INSTRUCTIONS TO FOLLOW: Drop every picture. Then return, exactly, the lines from the beginning of the listing below through the one containing "import numpy as np".
......
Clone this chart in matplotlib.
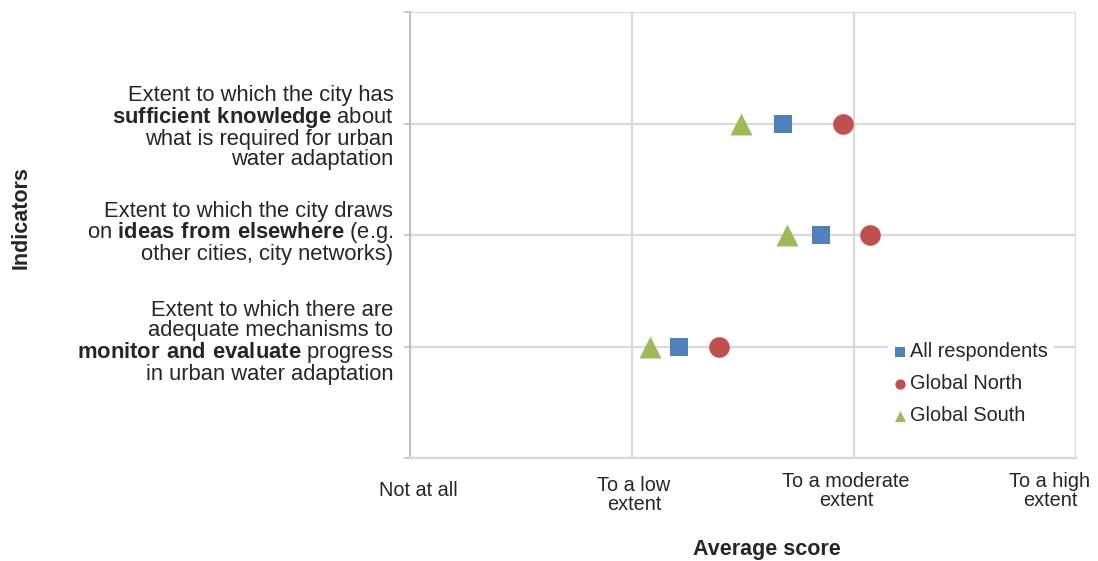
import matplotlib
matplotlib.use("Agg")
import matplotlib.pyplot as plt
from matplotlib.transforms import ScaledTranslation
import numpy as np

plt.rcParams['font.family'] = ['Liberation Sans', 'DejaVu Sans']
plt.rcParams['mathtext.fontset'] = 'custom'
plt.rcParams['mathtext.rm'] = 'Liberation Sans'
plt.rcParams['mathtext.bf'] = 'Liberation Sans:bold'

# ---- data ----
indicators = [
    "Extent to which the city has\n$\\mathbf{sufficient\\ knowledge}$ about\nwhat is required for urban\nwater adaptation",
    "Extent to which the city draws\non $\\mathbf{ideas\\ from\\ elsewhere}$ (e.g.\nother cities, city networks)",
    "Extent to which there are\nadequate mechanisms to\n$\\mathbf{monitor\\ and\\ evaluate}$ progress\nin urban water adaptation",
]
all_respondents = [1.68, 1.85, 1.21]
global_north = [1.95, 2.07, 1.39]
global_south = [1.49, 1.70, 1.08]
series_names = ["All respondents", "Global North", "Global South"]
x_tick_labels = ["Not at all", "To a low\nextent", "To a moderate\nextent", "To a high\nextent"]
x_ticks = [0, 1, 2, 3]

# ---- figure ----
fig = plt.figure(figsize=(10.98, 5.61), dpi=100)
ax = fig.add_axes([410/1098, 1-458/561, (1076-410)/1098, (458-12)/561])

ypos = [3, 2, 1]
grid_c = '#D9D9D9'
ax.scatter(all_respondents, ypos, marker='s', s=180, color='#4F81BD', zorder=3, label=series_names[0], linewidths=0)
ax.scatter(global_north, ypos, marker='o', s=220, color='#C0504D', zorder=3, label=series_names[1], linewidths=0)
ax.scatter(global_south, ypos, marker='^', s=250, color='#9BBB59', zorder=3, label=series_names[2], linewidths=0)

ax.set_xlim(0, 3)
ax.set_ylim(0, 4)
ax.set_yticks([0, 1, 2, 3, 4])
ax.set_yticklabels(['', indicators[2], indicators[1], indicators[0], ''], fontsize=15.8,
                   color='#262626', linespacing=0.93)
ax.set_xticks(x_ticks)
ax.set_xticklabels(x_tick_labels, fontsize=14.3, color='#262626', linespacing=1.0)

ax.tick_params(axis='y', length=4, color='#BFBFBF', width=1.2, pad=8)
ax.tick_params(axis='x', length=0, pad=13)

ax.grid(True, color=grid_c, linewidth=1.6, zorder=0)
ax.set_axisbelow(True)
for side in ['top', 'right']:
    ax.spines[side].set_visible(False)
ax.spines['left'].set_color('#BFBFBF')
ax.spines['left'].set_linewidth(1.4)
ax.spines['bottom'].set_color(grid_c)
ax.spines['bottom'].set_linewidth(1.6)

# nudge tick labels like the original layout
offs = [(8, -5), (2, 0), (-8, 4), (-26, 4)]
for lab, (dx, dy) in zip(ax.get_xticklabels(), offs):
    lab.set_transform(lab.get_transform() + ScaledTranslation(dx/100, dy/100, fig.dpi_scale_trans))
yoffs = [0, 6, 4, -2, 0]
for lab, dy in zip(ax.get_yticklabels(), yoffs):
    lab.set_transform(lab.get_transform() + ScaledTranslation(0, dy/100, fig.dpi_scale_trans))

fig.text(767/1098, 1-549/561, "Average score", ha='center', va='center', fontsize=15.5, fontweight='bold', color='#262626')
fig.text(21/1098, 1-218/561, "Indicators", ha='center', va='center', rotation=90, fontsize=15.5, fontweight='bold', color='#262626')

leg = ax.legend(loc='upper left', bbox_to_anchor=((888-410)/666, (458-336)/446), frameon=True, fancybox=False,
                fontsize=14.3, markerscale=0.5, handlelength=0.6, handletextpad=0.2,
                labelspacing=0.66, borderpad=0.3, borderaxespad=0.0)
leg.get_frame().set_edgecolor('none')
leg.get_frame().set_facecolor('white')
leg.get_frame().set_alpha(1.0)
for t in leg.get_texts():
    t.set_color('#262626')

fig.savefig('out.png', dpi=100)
......
PROBLEM SOLUTION:
Clone this chart in matplotlib.
import matplotlib
matplotlib.use("Agg")
import matplotlib.pyplot as plt
from matplotlib.transforms import ScaledTranslation
import numpy as np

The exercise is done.